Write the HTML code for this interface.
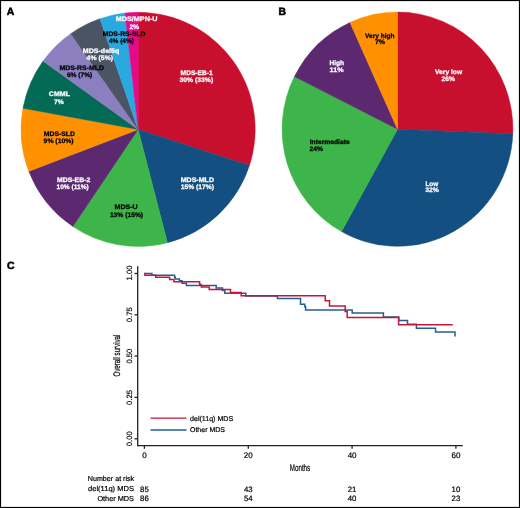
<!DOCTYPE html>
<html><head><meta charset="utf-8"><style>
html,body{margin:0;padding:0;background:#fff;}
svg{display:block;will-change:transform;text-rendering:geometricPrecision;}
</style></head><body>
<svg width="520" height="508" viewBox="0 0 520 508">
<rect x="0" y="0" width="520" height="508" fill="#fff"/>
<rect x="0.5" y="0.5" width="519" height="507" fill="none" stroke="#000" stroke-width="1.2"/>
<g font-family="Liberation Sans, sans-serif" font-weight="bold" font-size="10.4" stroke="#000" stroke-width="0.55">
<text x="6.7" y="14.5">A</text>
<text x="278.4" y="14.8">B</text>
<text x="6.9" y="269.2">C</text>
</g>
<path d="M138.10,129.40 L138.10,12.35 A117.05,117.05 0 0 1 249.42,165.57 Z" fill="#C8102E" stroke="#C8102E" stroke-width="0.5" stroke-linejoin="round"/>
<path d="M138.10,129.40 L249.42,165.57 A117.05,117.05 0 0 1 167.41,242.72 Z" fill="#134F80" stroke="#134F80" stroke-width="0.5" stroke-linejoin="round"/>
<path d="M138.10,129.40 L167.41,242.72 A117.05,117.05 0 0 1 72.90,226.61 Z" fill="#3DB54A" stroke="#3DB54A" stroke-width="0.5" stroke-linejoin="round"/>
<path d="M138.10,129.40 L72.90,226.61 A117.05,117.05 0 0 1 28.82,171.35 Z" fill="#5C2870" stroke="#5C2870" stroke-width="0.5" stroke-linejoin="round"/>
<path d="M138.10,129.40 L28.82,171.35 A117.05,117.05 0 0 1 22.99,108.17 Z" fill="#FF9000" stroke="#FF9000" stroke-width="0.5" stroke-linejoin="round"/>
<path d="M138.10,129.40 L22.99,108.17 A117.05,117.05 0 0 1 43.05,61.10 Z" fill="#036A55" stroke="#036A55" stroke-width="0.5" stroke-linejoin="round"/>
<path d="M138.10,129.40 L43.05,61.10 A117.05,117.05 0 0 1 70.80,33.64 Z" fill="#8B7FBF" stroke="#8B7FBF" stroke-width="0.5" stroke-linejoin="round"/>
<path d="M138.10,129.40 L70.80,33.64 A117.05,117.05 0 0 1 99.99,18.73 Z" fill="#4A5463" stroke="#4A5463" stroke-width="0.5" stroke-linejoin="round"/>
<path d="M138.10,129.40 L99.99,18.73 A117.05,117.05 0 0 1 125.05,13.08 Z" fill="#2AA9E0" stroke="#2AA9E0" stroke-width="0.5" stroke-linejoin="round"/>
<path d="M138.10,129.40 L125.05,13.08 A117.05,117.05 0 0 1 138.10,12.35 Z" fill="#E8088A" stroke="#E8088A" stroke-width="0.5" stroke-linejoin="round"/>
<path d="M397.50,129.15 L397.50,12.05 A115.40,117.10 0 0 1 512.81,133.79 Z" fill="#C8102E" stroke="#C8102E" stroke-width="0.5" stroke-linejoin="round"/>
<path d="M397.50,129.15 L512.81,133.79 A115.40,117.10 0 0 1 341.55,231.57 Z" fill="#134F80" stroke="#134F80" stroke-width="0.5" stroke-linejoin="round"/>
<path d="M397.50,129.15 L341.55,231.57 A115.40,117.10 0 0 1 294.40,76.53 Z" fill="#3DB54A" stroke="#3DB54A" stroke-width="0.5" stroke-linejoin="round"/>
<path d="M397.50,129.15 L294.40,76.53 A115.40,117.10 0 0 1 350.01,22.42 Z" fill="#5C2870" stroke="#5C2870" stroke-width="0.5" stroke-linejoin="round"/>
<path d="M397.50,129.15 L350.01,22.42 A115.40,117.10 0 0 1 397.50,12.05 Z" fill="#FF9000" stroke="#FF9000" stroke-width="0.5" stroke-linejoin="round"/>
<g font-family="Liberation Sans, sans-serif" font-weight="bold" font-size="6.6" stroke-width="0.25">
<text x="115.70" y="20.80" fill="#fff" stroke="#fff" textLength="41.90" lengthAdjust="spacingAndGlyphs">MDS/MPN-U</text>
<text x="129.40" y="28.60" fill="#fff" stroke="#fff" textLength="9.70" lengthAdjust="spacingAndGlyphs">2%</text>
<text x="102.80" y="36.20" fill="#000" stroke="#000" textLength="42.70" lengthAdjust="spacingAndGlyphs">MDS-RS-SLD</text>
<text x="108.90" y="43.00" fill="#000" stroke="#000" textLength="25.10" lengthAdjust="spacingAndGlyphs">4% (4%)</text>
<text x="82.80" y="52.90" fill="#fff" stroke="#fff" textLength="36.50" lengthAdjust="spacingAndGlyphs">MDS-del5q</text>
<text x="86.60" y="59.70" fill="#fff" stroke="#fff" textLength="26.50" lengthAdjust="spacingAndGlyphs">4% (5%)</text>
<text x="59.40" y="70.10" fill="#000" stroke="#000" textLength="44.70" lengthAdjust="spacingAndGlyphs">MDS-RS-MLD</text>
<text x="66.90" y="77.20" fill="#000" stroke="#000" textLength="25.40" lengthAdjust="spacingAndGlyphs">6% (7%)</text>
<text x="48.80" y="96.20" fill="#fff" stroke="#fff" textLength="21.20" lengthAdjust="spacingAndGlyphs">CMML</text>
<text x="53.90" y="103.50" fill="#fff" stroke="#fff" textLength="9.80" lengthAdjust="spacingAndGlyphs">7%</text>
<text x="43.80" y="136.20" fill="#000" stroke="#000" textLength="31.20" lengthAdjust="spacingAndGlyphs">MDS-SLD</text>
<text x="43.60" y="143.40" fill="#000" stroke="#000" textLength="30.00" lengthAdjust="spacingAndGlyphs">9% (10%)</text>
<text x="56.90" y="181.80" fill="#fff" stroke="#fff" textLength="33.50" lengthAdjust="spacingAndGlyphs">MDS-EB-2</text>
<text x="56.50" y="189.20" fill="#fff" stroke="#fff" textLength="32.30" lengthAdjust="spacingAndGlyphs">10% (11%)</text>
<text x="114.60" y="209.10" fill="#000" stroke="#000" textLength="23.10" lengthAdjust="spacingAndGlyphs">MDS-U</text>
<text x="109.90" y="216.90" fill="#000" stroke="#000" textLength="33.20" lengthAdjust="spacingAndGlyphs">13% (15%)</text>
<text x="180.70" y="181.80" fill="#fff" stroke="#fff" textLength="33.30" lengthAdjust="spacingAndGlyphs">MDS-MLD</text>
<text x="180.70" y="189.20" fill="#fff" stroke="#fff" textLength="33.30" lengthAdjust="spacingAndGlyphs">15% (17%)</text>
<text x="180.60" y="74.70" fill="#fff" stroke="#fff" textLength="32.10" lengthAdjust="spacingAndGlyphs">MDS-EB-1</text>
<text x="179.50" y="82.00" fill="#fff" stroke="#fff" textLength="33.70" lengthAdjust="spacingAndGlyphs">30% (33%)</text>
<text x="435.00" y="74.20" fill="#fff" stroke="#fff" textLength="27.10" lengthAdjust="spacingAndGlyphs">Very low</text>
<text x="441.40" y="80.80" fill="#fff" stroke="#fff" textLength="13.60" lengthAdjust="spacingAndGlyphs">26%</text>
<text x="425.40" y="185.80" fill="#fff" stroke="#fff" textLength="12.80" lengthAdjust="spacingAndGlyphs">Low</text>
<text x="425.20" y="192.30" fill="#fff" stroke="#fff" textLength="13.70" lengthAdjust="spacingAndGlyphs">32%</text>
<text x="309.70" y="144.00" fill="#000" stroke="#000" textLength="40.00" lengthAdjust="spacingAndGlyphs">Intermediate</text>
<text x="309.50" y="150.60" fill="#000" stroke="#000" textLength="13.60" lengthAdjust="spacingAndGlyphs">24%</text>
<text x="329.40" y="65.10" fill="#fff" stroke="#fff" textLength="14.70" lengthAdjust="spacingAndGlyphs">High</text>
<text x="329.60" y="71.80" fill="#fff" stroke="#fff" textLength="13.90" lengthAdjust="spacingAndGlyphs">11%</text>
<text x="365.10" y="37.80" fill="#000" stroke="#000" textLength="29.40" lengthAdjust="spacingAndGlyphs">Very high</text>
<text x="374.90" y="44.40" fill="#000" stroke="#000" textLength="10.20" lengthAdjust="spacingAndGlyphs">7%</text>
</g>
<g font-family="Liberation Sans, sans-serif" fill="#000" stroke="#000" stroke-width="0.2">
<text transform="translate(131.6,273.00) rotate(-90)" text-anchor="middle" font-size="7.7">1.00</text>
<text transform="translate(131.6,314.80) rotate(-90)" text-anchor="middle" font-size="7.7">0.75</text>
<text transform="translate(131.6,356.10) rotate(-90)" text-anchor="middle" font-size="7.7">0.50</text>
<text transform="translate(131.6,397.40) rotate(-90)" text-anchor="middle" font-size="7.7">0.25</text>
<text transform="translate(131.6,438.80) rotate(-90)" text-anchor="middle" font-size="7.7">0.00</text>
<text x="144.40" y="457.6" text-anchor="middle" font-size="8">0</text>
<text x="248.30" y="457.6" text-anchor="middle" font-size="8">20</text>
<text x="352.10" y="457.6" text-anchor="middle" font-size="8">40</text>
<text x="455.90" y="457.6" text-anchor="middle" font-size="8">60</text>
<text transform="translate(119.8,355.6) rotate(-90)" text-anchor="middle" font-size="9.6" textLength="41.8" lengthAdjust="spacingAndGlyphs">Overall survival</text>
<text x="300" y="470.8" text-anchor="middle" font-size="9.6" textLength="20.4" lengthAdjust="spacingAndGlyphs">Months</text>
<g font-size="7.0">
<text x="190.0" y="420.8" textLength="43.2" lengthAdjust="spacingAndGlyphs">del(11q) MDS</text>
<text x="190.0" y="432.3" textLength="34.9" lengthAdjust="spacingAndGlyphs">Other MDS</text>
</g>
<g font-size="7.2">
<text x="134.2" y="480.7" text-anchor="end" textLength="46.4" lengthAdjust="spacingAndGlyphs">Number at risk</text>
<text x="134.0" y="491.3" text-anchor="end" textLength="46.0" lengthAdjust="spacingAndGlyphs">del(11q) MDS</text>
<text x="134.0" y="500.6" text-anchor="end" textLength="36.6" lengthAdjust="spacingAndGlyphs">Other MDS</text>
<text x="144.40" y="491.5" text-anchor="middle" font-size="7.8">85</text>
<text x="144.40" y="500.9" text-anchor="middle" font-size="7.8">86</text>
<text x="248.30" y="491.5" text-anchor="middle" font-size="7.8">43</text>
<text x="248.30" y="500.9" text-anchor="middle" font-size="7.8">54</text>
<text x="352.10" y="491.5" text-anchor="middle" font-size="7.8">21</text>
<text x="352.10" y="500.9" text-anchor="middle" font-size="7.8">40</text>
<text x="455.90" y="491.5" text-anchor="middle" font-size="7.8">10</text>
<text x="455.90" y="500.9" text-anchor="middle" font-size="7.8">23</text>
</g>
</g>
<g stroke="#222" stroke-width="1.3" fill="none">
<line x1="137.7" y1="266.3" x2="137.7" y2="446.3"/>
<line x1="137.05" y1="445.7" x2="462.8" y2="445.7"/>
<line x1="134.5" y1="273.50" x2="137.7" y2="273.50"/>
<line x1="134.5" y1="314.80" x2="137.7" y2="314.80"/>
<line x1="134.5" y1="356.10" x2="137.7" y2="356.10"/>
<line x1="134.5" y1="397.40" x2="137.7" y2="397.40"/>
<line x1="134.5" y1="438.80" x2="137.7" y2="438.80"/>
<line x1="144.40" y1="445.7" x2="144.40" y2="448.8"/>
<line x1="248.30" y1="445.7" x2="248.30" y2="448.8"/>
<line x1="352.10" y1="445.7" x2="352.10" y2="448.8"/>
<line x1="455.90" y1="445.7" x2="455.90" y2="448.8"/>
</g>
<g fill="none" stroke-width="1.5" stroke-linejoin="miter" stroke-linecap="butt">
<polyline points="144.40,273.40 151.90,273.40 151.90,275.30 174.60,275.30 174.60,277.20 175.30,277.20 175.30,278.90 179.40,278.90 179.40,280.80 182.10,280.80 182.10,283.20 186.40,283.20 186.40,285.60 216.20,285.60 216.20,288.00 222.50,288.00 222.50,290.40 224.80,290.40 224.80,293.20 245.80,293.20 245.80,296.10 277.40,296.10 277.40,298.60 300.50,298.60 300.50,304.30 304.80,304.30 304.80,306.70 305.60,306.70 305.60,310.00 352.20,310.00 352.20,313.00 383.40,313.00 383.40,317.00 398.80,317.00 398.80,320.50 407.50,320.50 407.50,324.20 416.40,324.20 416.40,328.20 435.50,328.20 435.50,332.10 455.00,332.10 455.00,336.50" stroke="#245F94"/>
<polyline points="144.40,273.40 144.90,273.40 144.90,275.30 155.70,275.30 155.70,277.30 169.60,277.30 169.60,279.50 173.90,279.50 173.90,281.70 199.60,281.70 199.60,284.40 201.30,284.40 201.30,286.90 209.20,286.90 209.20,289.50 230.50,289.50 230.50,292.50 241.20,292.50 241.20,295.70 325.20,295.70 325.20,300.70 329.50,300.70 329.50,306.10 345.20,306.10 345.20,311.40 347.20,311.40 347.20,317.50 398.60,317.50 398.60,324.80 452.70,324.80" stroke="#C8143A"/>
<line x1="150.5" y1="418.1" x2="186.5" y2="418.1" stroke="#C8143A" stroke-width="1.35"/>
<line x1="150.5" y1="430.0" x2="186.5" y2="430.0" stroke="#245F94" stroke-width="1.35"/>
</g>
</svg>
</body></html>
┄┄┄┄┄┄┄┄┄┄┄┄┄┄┄┄┄┄┄┄
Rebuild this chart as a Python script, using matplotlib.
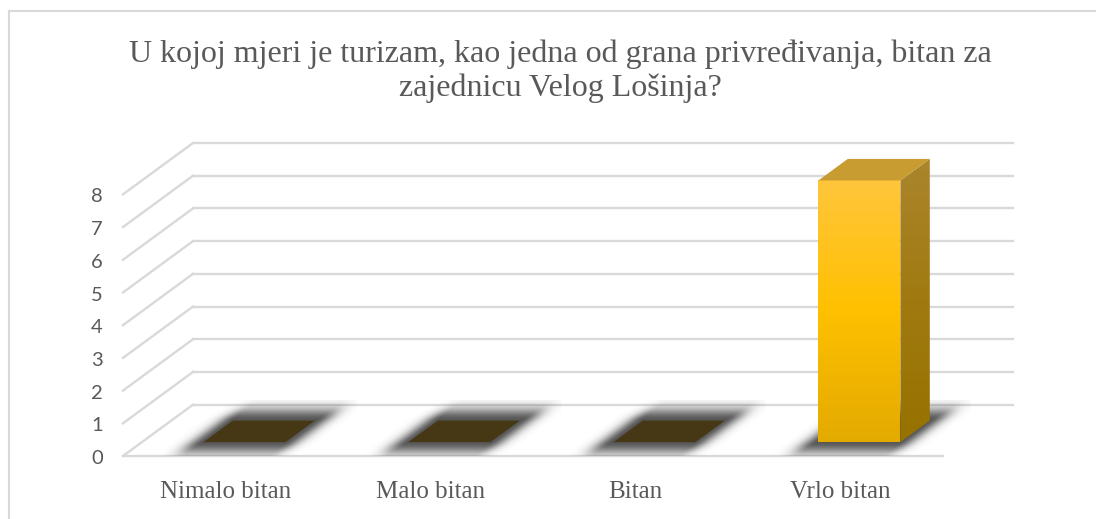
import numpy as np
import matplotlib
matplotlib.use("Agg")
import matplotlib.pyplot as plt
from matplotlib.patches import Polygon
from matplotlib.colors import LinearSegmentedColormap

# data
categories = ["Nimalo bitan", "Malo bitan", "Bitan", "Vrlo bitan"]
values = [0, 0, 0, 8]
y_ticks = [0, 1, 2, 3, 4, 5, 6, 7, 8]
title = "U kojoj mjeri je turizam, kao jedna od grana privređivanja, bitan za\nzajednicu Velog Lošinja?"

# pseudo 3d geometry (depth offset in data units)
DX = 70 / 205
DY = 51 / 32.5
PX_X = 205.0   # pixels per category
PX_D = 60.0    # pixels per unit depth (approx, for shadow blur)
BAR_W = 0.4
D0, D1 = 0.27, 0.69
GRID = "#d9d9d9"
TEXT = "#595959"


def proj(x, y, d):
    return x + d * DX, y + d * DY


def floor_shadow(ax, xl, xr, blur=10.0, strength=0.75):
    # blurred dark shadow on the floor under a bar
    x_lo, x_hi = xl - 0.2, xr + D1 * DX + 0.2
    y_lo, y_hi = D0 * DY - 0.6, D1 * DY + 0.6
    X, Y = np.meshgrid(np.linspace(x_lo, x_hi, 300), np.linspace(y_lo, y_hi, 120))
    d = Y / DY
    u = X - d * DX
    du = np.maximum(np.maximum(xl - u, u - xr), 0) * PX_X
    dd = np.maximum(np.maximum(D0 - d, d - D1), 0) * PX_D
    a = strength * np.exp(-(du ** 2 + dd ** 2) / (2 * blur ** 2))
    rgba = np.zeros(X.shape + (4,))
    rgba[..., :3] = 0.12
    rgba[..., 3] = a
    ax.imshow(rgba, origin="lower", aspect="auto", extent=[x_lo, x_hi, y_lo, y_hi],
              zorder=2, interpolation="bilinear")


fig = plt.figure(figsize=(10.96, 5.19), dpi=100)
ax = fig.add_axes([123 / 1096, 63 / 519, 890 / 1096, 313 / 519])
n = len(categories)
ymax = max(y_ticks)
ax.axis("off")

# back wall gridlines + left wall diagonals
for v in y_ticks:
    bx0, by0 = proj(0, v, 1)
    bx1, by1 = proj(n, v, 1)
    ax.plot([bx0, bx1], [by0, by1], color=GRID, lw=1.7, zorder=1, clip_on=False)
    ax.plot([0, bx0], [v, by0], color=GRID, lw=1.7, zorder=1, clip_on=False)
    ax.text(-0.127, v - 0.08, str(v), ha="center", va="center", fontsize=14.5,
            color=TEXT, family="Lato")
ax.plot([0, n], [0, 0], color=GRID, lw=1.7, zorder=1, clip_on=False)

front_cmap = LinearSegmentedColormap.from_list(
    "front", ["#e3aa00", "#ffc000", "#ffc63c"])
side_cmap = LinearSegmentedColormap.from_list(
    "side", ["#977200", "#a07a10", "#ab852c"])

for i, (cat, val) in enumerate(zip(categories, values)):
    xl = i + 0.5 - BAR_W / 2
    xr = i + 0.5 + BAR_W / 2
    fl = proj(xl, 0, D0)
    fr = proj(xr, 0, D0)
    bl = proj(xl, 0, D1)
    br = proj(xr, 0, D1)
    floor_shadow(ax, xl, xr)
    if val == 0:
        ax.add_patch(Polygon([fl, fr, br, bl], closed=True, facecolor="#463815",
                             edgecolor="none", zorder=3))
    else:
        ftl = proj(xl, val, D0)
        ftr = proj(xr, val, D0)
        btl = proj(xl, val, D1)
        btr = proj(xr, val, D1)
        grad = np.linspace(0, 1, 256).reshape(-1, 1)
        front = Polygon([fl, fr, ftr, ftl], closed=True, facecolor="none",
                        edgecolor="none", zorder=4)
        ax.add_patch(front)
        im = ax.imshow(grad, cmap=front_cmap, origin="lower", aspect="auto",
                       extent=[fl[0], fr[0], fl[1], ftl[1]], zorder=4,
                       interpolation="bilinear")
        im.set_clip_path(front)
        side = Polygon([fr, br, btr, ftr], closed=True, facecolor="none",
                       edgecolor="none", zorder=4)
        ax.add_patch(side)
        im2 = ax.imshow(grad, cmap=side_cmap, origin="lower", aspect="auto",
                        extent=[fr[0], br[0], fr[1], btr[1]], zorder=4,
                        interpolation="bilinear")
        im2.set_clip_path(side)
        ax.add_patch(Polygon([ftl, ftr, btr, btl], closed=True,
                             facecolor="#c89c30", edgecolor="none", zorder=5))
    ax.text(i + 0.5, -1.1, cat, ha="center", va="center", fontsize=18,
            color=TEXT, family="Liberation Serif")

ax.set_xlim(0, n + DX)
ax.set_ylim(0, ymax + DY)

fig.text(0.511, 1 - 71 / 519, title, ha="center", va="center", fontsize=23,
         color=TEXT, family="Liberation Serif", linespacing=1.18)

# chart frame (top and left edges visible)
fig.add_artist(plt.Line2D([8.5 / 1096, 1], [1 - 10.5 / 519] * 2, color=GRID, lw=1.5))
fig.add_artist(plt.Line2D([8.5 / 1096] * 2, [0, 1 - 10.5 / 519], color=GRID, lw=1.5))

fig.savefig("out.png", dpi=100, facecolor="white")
┄┄┄┄┄┄┄┄┄┄┄┄┄┄┄┄┄┄┄┄
Task goal.
Copy nothing but the lines above that run from the one with "Rebuild this chart" to the one with "return x + d * DX, y + d * DY", ends included; pictures stay out.

Solution to the problem.
Rebuild this chart as a Python script, using matplotlib.
import numpy as np
import matplotlib
matplotlib.use("Agg")
import matplotlib.pyplot as plt
from matplotlib.patches import Polygon
from matplotlib.colors import LinearSegmentedColormap

# data
categories = ["Nimalo bitan", "Malo bitan", "Bitan", "Vrlo bitan"]
values = [0, 0, 0, 8]
y_ticks = [0, 1, 2, 3, 4, 5, 6, 7, 8]
title = "U kojoj mjeri je turizam, kao jedna od grana privređivanja, bitan za\nzajednicu Velog Lošinja?"

# pseudo 3d geometry (depth offset in data units)
DX = 70 / 205
DY = 51 / 32.5
PX_X = 205.0   # pixels per category
PX_D = 60.0    # pixels per unit depth (approx, for shadow blur)
BAR_W = 0.4
D0, D1 = 0.27, 0.69
GRID = "#d9d9d9"
TEXT = "#595959"


def proj(x, y, d):
    return x + d * DX, y + d * DY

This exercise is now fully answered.